# GOAL:
Using the material below, repeat exactly the lines from the one with "Convert this chart to matplotlib code." through the one with "avg_level = 385", ends included, without any images.

# MATERIAL FOR THE TASK:
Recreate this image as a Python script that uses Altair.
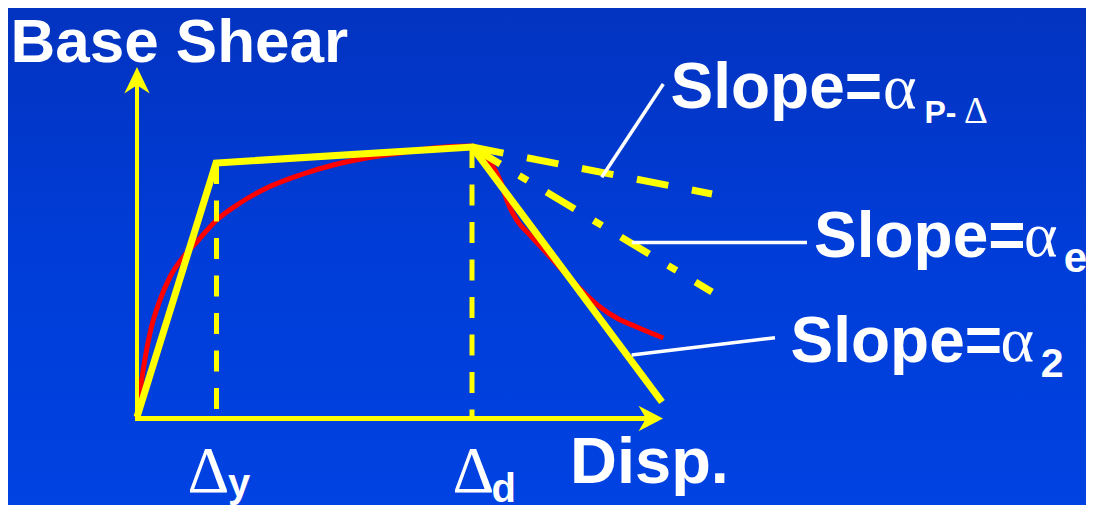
import altair as alt
import pandas as pd

# ---------------- data (diagram units: displacement, base shear) ----------------
# yellow bilinear backbone: origin -> yield -> peak -> degraded end
backbone_disp = [0.0, 0.79, 3.35, 5.25]
backbone_shear = [0.0, 2.54, 2.70, 0.15]

# red smooth response curve
curve_disp = [0.0, 0.047, 0.13, 0.23, 0.33, 0.463, 0.597, 0.797, 1.03, 1.297, 1.63,
              1.963, 2.297, 2.63, 2.963, 3.33, 3.53, 3.63, 3.71, 3.797, 3.93, 4.097,
              4.297, 4.463, 4.63, 4.797, 4.997, 5.263]
curve_shear = [0.0, 0.37, 0.84, 1.17, 1.40, 1.60, 1.75, 1.97, 2.14, 2.29, 2.42,
               2.52, 2.59, 2.64, 2.69, 2.71, 2.55, 2.37, 2.14, 1.97, 1.82, 1.64,
               1.42, 1.25, 1.10, 0.99, 0.90, 0.79]

# dashed drop lines at yield (Δy) and peak (Δd)
drop_disp = [0.795, 3.35]
drop_top = [2.54, 2.70]
drop_bottom = [0.0, 0.0]

# post-peak slope guides from the peak
guide_names = ["P-Delta", "alpha_e"]
guide_x1 = [3.35, 3.35]
guide_y1 = [2.70, 2.70]
guide_x2 = [5.75, 5.75]
guide_y2 = [2.23, 1.25]

# white leader lines to the slope labels
leader_x1 = [4.647, 4.947, 4.947]
leader_y1 = [2.397, 1.745, 0.620]
leader_x2 = [5.263, 6.700, 6.380]
leader_y2 = [3.330, 1.745, 0.793]

# axes
axis_y_top = 3.50      # arrow tip of the vertical axis
axis_x_end = 5.26      # arrow tip of the horizontal axis
axis_x_level = -0.015

# labels (anchor = left end of text on its baseline)
label_ids = ["base", "slope1", "alpha1", "sub1", "subdelta1",
             "slope2", "alpha2", "sub2", "slope3", "alpha3", "sub3",
             "disp", "delta_y", "sub_y", "delta_d", "sub_d"]
label_text = ["Base Shear", "Slope=", "α", "P-", "Δ",
              "Slope=", "α", "e", "Slope=", "α", "2",
              "Disp.", "Δ", "y", "Δ", "d"]
label_disp = [-1.266, 5.335, 7.46, 7.875, 8.27,
              6.77, 8.87, 9.267, 6.535, 8.635, 9.037,
              4.33, 0.505, 0.91, 3.155, 3.546]
label_shear = [3.555, 3.087, 3.095, 2.937, 2.937,
               1.603, 1.61, 1.453, 0.553, 0.563, 0.403,
               -0.663, -0.747, -0.795, -0.747, -0.845]

# ---------------- tables ----------------
backbone = pd.DataFrame({"disp": backbone_disp, "shear": backbone_shear})
curve = pd.DataFrame({"disp": curve_disp, "shear": curve_shear})
drops = pd.DataFrame({"disp": drop_disp, "top": drop_top, "bottom": drop_bottom})
guides = pd.DataFrame({"name": guide_names, "x1": guide_x1, "y1": guide_y1,
                       "x2": guide_x2, "y2": guide_y2})
leaders = pd.DataFrame({"x1": leader_x1, "y1": leader_y1, "x2": leader_x2, "y2": leader_y2})
axes_v = pd.DataFrame({"x": [0.0], "y1": [-0.01], "y2": [axis_y_top - 0.18]})
axes_h = pd.DataFrame({"y": [axis_x_level], "x1": [-0.02], "x2": [axis_x_end - 0.15]})
tips = pd.DataFrame({"name": ["up", "right"], "disp": [0.0, axis_x_end],
                     "shear": [axis_y_top, axis_x_level]})
labels = pd.DataFrame({"id": label_ids, "text": label_text,
                       "disp": label_disp, "shear": label_shear})

W, H = 1078, 497
xs = alt.Scale(domain=[-1.29, 9.49], nice=False, zero=False)
ys = alt.Scale(domain=[-0.88, 4.09], nice=False, zero=False)

YEL = "#FFFF00"
RED = "#FF0000"
WHITE = "#FFFFFF"


def X(f):
    return alt.X(f, type="quantitative", scale=xs, axis=None)


def Y(f):
    return alt.Y(f, type="quantitative", scale=ys, axis=None)


bg = alt.Chart(pd.DataFrame({"a": [0]})).mark_rect(
    color=alt.LinearGradient(
        gradient="linear",
        stops=[alt.GradientStop(color="#0333C0", offset=0),
               alt.GradientStop(color="#003DD8", offset=0.5),
               alt.GradientStop(color="#0042E2", offset=1)],
        x1=0, x2=0, y1=0, y2=1)
).encode(x=alt.value(0), x2=alt.value(W), y=alt.value(0), y2=alt.value(H))

red = alt.Chart(curve).mark_line(color=RED, strokeWidth=5, interpolate="monotone").encode(
    x=X("disp"), y=Y("shear"))

drop_lines = alt.Chart(drops).mark_rule(color=YEL, strokeWidth=5, strokeDash=[21, 16.5]).encode(
    x=X("disp"), y=Y("top"), y2="bottom")

pdelta = alt.Chart(guides[guides.name == "P-Delta"]).mark_rule(
    color=YEL, strokeWidth=7, strokeDash=[32, 24]).encode(
    x=X("x1"), y=Y("y1"), x2="x2", y2="y2")

alpha_e = alt.Chart(guides[guides.name == "alpha_e"]).mark_rule(
    color=YEL, strokeWidth=7, strokeDash=[33, 22, 10, 22]).encode(
    x=X("x1"), y=Y("y1"), x2="x2", y2="y2")

yellow = alt.Chart(backbone).mark_line(color=YEL, strokeWidth=7, strokeJoin="miter").encode(
    x=X("disp"), y=Y("shear"))

vaxis = alt.Chart(axes_v).mark_rule(color=YEL, strokeWidth=4).encode(
    x=X("x"), y=Y("y1"), y2="y2")
haxis = alt.Chart(axes_h).mark_rule(color=YEL, strokeWidth=5).encode(
    x=X("x1"), x2="x2", y=Y("y"))

up_tip = alt.Chart(tips[tips.name == "up"]).mark_point(
    shape="M0,0 L12.7,26.6 L0,18.3 L-12.7,26.6 Z", size=4, filled=True,
    color=YEL, opacity=1, strokeWidth=0).encode(x=X("disp"), y=Y("shear"))
right_tip = alt.Chart(tips[tips.name == "right"]).mark_point(
    shape="M0,0 L-24.5,-12.8 L-17,0 L-24.5,12.8 Z", size=4, filled=True,
    color=YEL, opacity=1, strokeWidth=0).encode(x=X("disp"), y=Y("shear"))

leader_lines = alt.Chart(leaders).mark_rule(color=WHITE, strokeWidth=3.5).encode(
    x=X("x1"), y=Y("y1"), x2="x2", y2="y2")

SANS = "Liberation Sans"
SERIF = "Liberation Serif"
label_style = {
    "base": (SANS, 62, "bold"),
    "slope1": (SANS, 64, "bold"),
    "alpha1": (SERIF, 64, "normal"),
    "sub1": (SANS, 32, "bold"),
    "subdelta1": (SERIF, 37, "normal"),
    "slope2": (SANS, 64, "bold"),
    "alpha2": (SERIF, 64, "normal"),
    "sub2": (SANS, 42, "bold"),
    "slope3": (SANS, 64, "bold"),
    "alpha3": (SERIF, 64, "normal"),
    "sub3": (SANS, 41, "bold"),
    "disp": (SANS, 65, "bold"),
    "delta_y": (SERIF, 65, "normal"),
    "sub_y": (SANS, 40, "bold"),
    "delta_d": (SERIF, 65, "normal"),
    "sub_d": (SANS, 40, "bold"),
}

text_layers = []
for lid, (font, size, weight) in label_style.items():
    text_layers.append(
        alt.Chart(labels).transform_filter(alt.datum.id == lid).mark_text(
            align="left", baseline="alphabetic", font=font, fontSize=size,
            fontWeight=weight, color=WHITE).encode(
            x=X("disp"), y=Y("shear"), text="text:N"))

chart = alt.layer(
    bg, red, drop_lines, pdelta, alpha_e, yellow, vaxis, haxis, up_tip, right_tip,
    leader_lines, *text_layers
).properties(
    width=W, height=H, padding=0,
    autosize=alt.AutoSizeParams(type="none")
).configure_view(stroke=None).configure(background="#0333C0")

chart.save("out.html", embed_options={"renderer": "svg", "actions": False})
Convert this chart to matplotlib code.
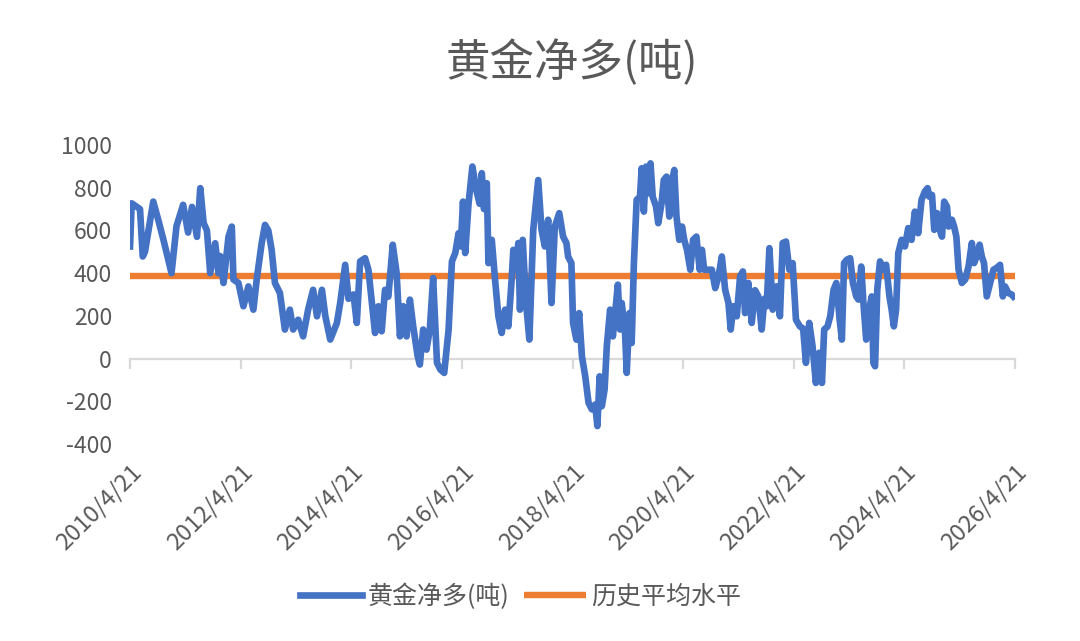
import numpy as np
import matplotlib
matplotlib.use('Agg')
from matplotlib import pyplot as plt

plt.rcParams['font.family'] = ['Noto Sans CJK SC', 'DejaVu Sans']
plt.rcParams['axes.unicode_minus'] = False

title = '黄金净多(吨)'
series_name = '黄金净多(吨)'
avg_name = '历史平均水平'
avg_level = 385

# decimal years
years = [
    2010.30, 2010.33, 2010.48, 2010.53, 2010.57, 2010.72, 2010.81, 2010.91, 2011.05, 2011.14,
    2011.26, 2011.35, 2011.42, 2011.51, 2011.57, 2011.63, 2011.69, 2011.75, 2011.84, 2011.90,
    2011.93, 2011.99, 2012.08, 2012.14, 2012.17, 2012.26, 2012.35, 2012.44, 2012.53, 2012.59,
    2012.68, 2012.74, 2012.80, 2012.86, 2012.92, 2013.01, 2013.10, 2013.19, 2013.25, 2013.34,
    2013.43, 2013.52, 2013.61, 2013.68, 2013.77, 2013.83, 2013.92, 2014.04, 2014.10, 2014.19,
    2014.25, 2014.34, 2014.40, 2014.46, 2014.55, 2014.61, 2014.73, 2014.79, 2014.85, 2014.91,
    2014.97, 2015.05, 2015.12, 2015.18, 2015.24, 2015.30, 2015.36, 2015.42, 2015.50, 2015.54,
    2015.60, 2015.66, 2015.72, 2015.78, 2015.85, 2015.91, 2015.98, 2016.06, 2016.12, 2016.18,
    2016.24, 2016.28, 2016.32, 2016.36, 2016.42, 2016.49, 2016.56, 2016.62, 2016.66, 2016.70,
    2016.75, 2016.78, 2016.84, 2016.90, 2016.96, 2017.02, 2017.08, 2017.14, 2017.20, 2017.23,
    2017.28, 2017.32, 2017.35, 2017.40, 2017.46, 2017.52, 2017.59, 2017.68, 2017.74, 2017.80,
    2017.86, 2017.92, 2017.98, 2018.06, 2018.13, 2018.19, 2018.22, 2018.28, 2018.31, 2018.37,
    2018.42, 2018.47, 2018.53, 2018.59, 2018.65, 2018.71, 2018.75, 2018.79, 2018.83, 2018.88,
    2018.92, 2018.98, 2019.03, 2019.07, 2019.12, 2019.16, 2019.19, 2019.25, 2019.28, 2019.33,
    2019.37, 2019.41, 2019.46, 2019.52, 2019.55, 2019.59, 2019.63, 2019.67, 2019.71, 2019.75,
    2019.81, 2019.85, 2019.91, 2019.95, 2020.00, 2020.05, 2020.09, 2020.14, 2020.18, 2020.23,
    2020.28, 2020.32, 2020.37, 2020.43, 2020.48, 2020.54, 2020.60, 2020.64, 2020.68, 2020.74,
    2020.82, 2020.88, 2020.94, 2021.00, 2021.06, 2021.12, 2021.16, 2021.21, 2021.27, 2021.33,
    2021.38, 2021.42, 2021.48, 2021.54, 2021.60, 2021.66, 2021.72, 2021.77, 2021.81, 2021.86,
    2021.92, 2021.99, 2022.05, 2022.10, 2022.16, 2022.22, 2022.28, 2022.34, 2022.41, 2022.47,
    2022.52, 2022.58, 2022.64, 2022.70, 2022.76, 2022.81, 2022.85, 2022.91, 2022.96, 2023.02,
    2023.07, 2023.13, 2023.17, 2023.21, 2023.26, 2023.32, 2023.37, 2023.43, 2023.47, 2023.52,
    2023.56, 2023.61, 2023.65, 2023.71, 2023.74, 2023.77, 2023.81, 2023.86, 2023.92, 2023.97,
    2024.03, 2024.07, 2024.11, 2024.15, 2024.19, 2024.25, 2024.31, 2024.37, 2024.43, 2024.49,
    2024.55, 2024.61, 2024.67, 2024.72, 2024.75, 2024.80, 2024.84, 2024.89, 2024.94, 2024.98,
    2025.02, 2025.07, 2025.10, 2025.16, 2025.20, 2025.24, 2025.28, 2025.34, 2025.40, 2025.46,
    2025.52, 2025.56, 2025.61, 2025.66, 2025.70, 2025.74, 2025.79, 2025.85, 2025.91, 2025.97,
    2026.03, 2026.08, 2026.12, 2026.18, 2026.24, 2026.27,
]

net_long = [
    525, 727, 700, 478, 500, 735, 650, 550, 400, 620,
    720, 590, 710, 570, 798, 635, 600, 400, 540, 400,
    480, 354, 570, 618, 370, 354, 245, 338, 229, 370,
    540, 626, 600, 510, 354, 307, 136, 229, 136, 182,
    104, 229, 322, 198, 322, 200, 89, 167, 261, 439,
    280, 300, 167, 455, 470, 416, 120, 245, 128, 322,
    290, 533, 400, 104, 245, 104, 276, 151, 11, -28,
    136, 42, 136, 377, -20, -51, -67, 136, 455, 494,
    587, 525, 735, 494, 725, 899, 790, 725, 868, 700,
    821, 447, 556, 369, 198, 120, 229, 151, 369, 509,
    416, 541, 229, 556, 260, 89, 603, 836, 603, 525,
    650, 260, 618, 681, 571, 541, 478, 447, 167, 89,
    213, 11, -83, -207, -238, -215, -316, -83, -223, -145,
    58, 229, 104, 213, 346, 136, 260, 120, -67, 213,
    73, 447, 743, 758, 891, 688, 899, 774, 914, 758,
    712, 634, 727, 836, 852, 665, 820, 883, 665, 556,
    618, 556, 509, 416, 556, 571, 416, 509, 416, 416,
    416, 330, 385, 478, 322, 260, 136, 245, 198, 385,
    408, 213, 354, 167, 320, 291, 136, 280, 245, 517,
    229, 338, 198, 541, 548, 416, 447, 182, 151, 140,
    -20, 167, 58, -114, 27, -114, 136, 150, 198, 322,
    354, 182, 89, 447, 463, 470, 354, 291, 276, 431,
    260, 89, 213, 291, -20, -36, 322, 455, 416, 439,
    291, 229, 151, 229, 494, 556, 525, 611, 556, 688,
    587, 743, 782, 798, 758, 766, 603, 681, 603, 571,
    735, 712, 618, 650, 618, 571, 416, 354, 370, 431,
    541, 447, 480, 533, 478, 447, 291, 354, 416, 425,
    439, 291, 338, 307, 300, 291,
]

tick_years = [2010.30, 2012.30, 2014.30, 2016.30, 2018.30, 2020.30, 2022.30, 2024.30, 2026.30]
tick_labels = ['2010/4/21', '2012/4/21', '2014/4/21', '2016/4/21', '2018/4/21',
               '2020/4/21', '2022/4/21', '2024/4/21', '2026/4/21']
y_ticks = [-400, -200, 0, 200, 400, 600, 800, 1000]

blue = '#4472C4'
orange = '#ED7D31'
text_gray = '#595959'
axis_gray = '#D9D9D9'

fig = plt.figure(figsize=(10.8, 6.41), dpi=100)
ax = fig.add_axes([0.1204, 0.3073, 0.8194, 0.4665])

ax.plot(years, net_long, color=blue, linewidth=4.8, solid_joinstyle='round',
        label=series_name, zorder=3)
ax.plot([tick_years[0], tick_years[-1]], [avg_level, avg_level], color=orange,
        linewidth=4.6, solid_capstyle='butt', label=avg_name, zorder=2)

ax.set_xlim(tick_years[0], tick_years[-1])
ax.set_ylim(-400, 1000)
ax.set_yticks(y_ticks)
ax.tick_params(axis='y', length=0, pad=13, labelsize=16.5, labelcolor=text_gray)

for side in ['left', 'right', 'top']:
    ax.spines[side].set_visible(False)
ax.spines['bottom'].set_position(('data', 0))
ax.spines['bottom'].set_color(axis_gray)
ax.spines['bottom'].set_linewidth(1.6)
ax.spines['bottom'].set_zorder(1)
ax.set_xticks(tick_years)
ax.tick_params(axis='x', length=7, width=1.6, color=axis_gray, labelbottom=False)

sec = ax.secondary_xaxis('bottom')
sec.set_xticks(tick_years)
sec.set_xticklabels(tick_labels, rotation=45, ha='right', rotation_mode='anchor')
sec.tick_params(length=0, pad=12, labelsize=17, labelcolor=text_gray)
sec.spines['bottom'].set_visible(False)

fig.text(0.5296, 0.902, title, ha='center', va='center', fontsize=32, color=text_gray)

fig.legend(loc='center', bbox_to_anchor=(0.482, 0.069), ncol=2, frameon=False,
           fontsize=18, labelcolor=text_gray, handlelength=2.5, handletextpad=0.2,
           columnspacing=0.6)

fig.savefig('out.png', dpi=100)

# ANSWER TO THE PROBLEM:
Convert this chart to matplotlib code.
import numpy as np
import matplotlib
matplotlib.use('Agg')
from matplotlib import pyplot as plt

plt.rcParams['font.family'] = ['Noto Sans CJK SC', 'DejaVu Sans']
plt.rcParams['axes.unicode_minus'] = False

title = '黄金净多(吨)'
series_name = '黄金净多(吨)'
avg_name = '历史平均水平'
avg_level = 385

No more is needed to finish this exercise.